Another interesting finding. Many companies outsource major e-learning projects – and sometimes spend millions of dollars. One of our research companies spent millions of dollars creating a business simulation which trained financial professionals how to use new accounting principles. In this particular case, the problem was global – and the cost of failure was very high – so it was worth the cost. If you have a very large audience and a very big problem, you can cost-justify a lot of money on content.

(The simple cost equation for blended learning is the tradeoff between development cost and delivery cost. For web-based training, for example, high development costs can be amortized by low delivery costs if the audience is large. For classroom training, lower development costs and higher delivery costs are justified when the audience is small.)
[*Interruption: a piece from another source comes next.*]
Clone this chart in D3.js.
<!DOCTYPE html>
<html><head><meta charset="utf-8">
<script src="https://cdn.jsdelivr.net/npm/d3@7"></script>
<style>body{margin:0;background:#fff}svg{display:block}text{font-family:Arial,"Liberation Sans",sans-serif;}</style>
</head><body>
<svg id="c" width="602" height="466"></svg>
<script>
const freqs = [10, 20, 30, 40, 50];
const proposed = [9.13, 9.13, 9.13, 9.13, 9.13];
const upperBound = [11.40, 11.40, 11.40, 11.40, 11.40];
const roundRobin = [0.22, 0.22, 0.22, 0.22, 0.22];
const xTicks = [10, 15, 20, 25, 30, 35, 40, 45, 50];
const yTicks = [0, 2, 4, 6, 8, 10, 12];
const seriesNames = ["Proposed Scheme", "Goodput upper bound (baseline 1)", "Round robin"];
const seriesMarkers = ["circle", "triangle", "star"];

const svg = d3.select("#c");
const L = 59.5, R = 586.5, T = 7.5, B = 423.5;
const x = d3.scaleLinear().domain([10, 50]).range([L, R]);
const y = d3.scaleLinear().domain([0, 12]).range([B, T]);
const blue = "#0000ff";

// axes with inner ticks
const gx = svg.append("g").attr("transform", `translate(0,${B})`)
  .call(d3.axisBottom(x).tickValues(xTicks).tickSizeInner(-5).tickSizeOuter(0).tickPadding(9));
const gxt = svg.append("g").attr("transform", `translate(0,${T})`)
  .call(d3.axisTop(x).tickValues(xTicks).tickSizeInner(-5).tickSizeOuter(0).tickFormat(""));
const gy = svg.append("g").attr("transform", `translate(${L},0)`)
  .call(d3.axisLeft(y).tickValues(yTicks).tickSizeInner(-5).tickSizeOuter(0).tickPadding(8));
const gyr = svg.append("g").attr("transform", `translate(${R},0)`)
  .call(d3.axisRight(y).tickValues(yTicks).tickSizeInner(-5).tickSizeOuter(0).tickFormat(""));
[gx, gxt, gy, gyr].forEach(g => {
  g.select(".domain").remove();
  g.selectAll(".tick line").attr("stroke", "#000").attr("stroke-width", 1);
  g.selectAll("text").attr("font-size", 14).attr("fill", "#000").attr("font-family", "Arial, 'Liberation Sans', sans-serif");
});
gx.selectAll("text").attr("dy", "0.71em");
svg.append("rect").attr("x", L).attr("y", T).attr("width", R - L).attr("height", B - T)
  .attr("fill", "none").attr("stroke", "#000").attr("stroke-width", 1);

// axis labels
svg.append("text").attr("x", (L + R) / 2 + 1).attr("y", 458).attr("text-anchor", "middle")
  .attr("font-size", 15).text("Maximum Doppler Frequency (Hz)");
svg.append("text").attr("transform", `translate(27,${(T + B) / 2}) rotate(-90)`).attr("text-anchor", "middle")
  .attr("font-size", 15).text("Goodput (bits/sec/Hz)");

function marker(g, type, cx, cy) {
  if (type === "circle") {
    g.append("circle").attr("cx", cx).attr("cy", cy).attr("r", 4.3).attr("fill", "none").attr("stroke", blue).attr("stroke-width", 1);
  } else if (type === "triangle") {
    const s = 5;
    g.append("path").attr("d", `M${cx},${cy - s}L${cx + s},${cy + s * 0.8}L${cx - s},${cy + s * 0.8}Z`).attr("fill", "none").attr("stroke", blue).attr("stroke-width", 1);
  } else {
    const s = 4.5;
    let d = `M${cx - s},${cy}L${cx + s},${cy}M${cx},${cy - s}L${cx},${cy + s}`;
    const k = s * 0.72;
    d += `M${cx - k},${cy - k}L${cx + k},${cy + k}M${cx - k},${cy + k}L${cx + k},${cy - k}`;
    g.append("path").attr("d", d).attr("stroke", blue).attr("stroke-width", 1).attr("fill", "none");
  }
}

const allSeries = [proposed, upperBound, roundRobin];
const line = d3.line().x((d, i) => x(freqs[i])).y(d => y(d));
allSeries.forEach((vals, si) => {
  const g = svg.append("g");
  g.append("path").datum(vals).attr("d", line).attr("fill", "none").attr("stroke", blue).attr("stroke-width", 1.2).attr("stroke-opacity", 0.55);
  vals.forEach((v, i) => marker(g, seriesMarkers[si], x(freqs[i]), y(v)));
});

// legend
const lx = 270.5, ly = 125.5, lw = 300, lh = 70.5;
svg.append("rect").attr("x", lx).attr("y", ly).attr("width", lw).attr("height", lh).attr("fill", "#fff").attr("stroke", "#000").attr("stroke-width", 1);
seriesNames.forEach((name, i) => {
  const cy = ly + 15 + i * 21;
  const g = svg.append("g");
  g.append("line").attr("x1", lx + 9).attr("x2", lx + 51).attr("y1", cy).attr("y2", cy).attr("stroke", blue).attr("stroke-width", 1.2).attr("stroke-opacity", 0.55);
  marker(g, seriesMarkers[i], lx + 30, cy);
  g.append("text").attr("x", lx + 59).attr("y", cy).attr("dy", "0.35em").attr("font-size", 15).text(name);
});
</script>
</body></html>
However in most cases what we found was the opposite. Companies are now developing web-based content for $100’s per instructor hour (we used to charge $30-70,000 per instructor hour in my prior life!). How do they do this? They often hire a vendor to “teach them” how to build courseware – then they get a small team together (3-4 people) and build the content internally. This appears to be a major trend.

One company developed a major SAP upgrade program which was business critical across more than 10,000 employees for a total development cost of $75,000. This is less than $7.50 per employee for development cost – the cost of lunch in most big cities.
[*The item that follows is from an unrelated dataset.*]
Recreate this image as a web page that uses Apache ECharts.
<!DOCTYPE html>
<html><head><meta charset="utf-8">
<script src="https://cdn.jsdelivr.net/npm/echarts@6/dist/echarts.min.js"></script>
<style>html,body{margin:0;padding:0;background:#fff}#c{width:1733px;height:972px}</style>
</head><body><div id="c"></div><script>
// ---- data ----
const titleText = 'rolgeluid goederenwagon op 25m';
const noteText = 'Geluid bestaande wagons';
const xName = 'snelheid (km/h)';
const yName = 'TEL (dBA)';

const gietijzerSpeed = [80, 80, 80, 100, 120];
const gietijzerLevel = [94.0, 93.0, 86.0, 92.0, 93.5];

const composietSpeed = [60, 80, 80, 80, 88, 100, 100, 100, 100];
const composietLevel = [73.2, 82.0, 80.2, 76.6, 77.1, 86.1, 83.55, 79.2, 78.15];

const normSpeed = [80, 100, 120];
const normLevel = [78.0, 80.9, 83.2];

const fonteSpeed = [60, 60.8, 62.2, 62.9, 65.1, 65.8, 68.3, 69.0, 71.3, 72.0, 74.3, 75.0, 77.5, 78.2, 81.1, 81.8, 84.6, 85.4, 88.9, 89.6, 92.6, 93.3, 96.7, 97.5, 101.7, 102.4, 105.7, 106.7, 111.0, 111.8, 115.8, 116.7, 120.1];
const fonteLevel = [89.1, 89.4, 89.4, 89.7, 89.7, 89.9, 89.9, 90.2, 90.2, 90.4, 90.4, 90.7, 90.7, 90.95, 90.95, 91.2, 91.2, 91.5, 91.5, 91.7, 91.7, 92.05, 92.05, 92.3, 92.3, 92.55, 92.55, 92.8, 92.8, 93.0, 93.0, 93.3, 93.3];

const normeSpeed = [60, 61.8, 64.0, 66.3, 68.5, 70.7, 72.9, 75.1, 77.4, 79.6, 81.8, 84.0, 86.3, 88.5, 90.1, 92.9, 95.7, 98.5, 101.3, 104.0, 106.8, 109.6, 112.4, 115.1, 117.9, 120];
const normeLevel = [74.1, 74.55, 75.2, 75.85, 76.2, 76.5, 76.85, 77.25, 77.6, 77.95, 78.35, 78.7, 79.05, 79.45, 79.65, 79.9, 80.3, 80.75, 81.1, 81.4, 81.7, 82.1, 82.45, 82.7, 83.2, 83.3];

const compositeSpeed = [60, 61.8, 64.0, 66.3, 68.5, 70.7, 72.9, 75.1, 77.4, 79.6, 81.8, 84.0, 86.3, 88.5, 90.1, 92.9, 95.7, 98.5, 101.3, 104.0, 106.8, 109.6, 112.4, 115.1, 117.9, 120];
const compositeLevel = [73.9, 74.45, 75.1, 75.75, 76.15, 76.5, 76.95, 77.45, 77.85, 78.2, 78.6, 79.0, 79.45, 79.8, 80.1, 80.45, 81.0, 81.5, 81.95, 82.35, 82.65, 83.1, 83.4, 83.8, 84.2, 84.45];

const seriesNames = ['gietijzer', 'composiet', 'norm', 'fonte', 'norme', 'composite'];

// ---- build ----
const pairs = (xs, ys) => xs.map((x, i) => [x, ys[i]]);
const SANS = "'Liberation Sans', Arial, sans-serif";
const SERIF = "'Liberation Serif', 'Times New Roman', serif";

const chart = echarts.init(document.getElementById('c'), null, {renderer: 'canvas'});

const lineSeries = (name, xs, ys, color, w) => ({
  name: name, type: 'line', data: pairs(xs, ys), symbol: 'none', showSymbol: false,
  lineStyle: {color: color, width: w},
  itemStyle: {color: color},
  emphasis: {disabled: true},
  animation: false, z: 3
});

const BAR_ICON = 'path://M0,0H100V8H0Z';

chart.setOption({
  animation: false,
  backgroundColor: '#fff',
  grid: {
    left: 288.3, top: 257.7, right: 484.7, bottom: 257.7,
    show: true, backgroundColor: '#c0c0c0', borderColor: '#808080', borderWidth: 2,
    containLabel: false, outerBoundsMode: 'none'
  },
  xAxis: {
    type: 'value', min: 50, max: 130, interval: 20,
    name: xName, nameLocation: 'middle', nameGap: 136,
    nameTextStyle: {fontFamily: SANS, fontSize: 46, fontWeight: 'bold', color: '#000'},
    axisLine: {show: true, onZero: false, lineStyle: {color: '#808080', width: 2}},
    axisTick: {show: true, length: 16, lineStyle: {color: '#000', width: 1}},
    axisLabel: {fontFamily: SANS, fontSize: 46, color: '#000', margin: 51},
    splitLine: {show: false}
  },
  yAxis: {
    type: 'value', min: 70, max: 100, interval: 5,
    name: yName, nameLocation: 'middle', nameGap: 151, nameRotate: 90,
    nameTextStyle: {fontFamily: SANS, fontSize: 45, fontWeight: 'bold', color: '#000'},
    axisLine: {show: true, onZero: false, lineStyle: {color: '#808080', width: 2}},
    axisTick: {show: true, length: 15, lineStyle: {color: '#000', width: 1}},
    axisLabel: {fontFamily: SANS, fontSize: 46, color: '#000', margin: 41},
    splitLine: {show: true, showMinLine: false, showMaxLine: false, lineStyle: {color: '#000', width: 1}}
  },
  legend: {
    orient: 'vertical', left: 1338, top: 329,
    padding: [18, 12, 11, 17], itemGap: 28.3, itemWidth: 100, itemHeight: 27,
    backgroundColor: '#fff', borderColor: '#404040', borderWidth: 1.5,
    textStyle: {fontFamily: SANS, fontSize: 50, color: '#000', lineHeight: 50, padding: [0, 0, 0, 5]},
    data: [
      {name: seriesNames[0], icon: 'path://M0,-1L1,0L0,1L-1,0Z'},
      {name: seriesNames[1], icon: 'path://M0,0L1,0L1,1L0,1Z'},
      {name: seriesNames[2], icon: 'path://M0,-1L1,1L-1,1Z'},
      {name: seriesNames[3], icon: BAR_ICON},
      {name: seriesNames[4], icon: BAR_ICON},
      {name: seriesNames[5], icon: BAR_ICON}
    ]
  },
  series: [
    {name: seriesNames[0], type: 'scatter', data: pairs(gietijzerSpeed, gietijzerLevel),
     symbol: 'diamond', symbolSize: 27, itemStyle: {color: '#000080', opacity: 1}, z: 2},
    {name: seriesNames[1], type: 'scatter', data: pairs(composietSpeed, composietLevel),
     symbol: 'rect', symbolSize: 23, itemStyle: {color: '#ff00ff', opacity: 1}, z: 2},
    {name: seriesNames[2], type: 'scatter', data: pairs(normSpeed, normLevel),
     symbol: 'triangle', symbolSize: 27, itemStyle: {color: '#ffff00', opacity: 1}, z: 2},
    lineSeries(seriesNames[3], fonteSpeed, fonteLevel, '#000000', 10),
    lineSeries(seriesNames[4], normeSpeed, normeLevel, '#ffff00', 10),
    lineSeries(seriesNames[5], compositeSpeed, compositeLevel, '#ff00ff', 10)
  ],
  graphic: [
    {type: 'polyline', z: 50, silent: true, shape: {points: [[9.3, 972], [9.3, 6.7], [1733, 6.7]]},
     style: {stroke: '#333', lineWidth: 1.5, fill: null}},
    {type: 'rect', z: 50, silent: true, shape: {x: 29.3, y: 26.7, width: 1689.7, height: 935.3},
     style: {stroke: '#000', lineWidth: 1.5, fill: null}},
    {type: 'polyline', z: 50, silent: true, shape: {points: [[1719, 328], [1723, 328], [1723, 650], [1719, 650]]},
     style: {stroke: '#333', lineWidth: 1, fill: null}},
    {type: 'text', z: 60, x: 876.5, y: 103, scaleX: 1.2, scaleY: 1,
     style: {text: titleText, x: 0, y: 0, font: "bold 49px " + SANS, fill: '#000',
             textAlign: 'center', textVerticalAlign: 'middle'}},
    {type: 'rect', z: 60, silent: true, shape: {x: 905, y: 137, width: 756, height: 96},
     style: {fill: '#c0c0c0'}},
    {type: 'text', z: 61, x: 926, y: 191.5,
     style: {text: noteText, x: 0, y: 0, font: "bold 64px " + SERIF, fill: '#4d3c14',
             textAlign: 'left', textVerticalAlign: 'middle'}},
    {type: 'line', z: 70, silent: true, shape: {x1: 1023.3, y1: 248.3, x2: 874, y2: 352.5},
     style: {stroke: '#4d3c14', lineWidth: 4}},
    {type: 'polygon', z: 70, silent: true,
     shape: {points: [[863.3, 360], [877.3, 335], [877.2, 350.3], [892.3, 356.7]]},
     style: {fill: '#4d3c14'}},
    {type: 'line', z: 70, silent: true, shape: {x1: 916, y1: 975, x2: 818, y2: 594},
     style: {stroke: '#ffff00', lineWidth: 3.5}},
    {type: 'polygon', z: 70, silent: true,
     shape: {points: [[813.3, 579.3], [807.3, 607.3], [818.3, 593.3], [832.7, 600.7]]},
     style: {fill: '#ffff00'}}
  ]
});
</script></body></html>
8. Huge Impact is Possible

The most fascinating of all findings from our work was that Blended Learning in fact has huge and measurable business impact. Most of the companies we studied told us that the blended learning programs they built solved problems which were impossible to solve in any other way.

The biggest business benefits of blended learning which we found are:

·  Scale: You can roll out a new initiative or program to global audiences and reach more people than ever possible before. This is the promise of e-learning and it is true.

·  Speed: If you need to train people within months, you can reach thousands of people simultaneously. Although there is a fixed time to develop content, the time to deploy is fast. If the business problem is NOW and the content will become stale, blended learning is the answer.

·  Throughput: If your training problem is bottlenecked (one telecommunications company had such a backlog of training that technicians were driving around in trucks drinking coffee for weeks waiting for new-hire training slots), you can eliminate that bottleneck and improve training throughput by orders of magnitude.

·  Complexity: many training challenges are just too complex for a single web-based course or PowerPoint based webinars. If the material is complex and your business need demands that people internalize and change their behavior, using multiple media will get much higher completion and results.

·  Cost: I believe that many companies have found that e-learning may not really save as much money as they thought. By the time you buy and LMS, implement the LMS, buy tools, buy a content catalog, and start building lots of web-based courses – you may find that the total cost has just shifted – from instructors to infrastructure and web development. By using the blended approach you can avoid this explosion. One of our research companies starts with job aids first, and then moves up the scale to more expensive media only if the problem demands it. By thinking about every problem as a “blending” challenge, you can select the lowest cost media which solves the problem.

Bottom line: Blended Learning is here to say. I believe it is the natural evolution of e-learning – understanding the business problem and selecting the right “portfolio” of technologies and processes to drive impact. As companies focus on understanding the processes of blending media, they will find that e-learning is more powerful than they ever though.